═════ Material provided ═════

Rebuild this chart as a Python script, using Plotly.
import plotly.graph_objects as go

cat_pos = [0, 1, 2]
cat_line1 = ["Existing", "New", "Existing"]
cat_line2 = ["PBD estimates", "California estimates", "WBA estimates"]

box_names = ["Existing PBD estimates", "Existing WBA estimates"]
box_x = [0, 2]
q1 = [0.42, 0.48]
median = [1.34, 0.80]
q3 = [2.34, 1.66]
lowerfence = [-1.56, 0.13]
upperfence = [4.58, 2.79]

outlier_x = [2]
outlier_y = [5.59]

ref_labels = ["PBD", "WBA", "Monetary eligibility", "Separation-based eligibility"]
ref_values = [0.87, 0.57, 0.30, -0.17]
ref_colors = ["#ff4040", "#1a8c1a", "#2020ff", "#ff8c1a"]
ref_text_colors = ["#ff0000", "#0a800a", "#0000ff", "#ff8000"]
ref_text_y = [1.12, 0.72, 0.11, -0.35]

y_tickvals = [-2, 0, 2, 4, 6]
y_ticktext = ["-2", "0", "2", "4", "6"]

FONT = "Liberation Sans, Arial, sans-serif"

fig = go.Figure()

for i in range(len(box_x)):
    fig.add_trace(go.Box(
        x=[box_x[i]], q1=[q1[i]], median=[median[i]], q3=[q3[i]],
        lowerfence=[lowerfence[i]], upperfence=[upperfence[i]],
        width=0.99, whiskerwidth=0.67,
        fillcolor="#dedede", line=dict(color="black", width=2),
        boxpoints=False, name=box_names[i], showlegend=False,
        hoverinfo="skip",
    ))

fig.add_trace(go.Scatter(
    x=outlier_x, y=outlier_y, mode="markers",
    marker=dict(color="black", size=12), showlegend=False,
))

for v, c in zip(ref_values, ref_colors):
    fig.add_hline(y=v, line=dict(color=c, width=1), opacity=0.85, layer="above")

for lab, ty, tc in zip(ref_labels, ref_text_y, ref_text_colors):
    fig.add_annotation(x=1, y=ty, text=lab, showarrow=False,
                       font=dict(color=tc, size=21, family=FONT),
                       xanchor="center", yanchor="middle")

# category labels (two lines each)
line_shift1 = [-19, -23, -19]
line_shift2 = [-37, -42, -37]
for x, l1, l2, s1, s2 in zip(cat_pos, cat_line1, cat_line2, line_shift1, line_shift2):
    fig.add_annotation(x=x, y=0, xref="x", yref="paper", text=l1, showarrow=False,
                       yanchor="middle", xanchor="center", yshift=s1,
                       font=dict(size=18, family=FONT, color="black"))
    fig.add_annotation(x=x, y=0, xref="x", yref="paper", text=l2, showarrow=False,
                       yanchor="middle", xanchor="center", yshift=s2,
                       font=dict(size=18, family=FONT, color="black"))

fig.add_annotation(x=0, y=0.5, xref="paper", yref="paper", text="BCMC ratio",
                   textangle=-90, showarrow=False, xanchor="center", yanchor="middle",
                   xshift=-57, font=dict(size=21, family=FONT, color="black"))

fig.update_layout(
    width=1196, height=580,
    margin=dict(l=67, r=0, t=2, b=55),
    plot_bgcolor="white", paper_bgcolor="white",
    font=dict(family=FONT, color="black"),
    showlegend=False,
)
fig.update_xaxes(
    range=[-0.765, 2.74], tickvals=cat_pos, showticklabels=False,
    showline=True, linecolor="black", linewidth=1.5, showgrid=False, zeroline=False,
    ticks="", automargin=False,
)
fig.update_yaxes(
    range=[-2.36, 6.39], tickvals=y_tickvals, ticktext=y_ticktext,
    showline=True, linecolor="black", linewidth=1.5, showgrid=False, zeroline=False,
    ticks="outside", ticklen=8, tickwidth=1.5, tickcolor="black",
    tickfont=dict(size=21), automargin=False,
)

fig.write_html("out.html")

═════
═════ Material provided ═════

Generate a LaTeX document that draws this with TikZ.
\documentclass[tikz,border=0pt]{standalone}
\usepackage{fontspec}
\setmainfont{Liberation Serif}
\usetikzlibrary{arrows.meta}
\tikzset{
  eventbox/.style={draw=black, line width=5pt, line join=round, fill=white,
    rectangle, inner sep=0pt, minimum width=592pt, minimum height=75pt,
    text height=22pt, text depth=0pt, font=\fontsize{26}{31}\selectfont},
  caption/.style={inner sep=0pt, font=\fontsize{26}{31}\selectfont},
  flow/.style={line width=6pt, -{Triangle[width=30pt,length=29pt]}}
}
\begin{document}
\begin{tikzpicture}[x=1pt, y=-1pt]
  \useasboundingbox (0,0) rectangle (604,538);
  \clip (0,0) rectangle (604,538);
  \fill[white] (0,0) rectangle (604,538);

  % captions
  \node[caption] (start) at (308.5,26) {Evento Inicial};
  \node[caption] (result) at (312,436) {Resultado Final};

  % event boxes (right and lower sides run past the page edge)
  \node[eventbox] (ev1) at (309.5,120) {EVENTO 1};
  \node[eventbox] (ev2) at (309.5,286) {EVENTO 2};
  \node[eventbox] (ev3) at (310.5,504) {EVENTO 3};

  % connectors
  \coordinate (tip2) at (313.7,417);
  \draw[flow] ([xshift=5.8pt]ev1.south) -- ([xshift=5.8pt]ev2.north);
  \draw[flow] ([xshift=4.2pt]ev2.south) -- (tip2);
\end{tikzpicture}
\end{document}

═════

Task requirements: Provide an exact reproduction of only those lines that start at the line containing "Rebuild this chart" and end at the line containing "outlier_y = [5.59]", inclusive.

Exercise response:
Rebuild this chart as a Python script, using Plotly.
import plotly.graph_objects as go

cat_pos = [0, 1, 2]
cat_line1 = ["Existing", "New", "Existing"]
cat_line2 = ["PBD estimates", "California estimates", "WBA estimates"]

box_names = ["Existing PBD estimates", "Existing WBA estimates"]
box_x = [0, 2]
q1 = [0.42, 0.48]
median = [1.34, 0.80]
q3 = [2.34, 1.66]
lowerfence = [-1.56, 0.13]
upperfence = [4.58, 2.79]

outlier_x = [2]
outlier_y = [5.59]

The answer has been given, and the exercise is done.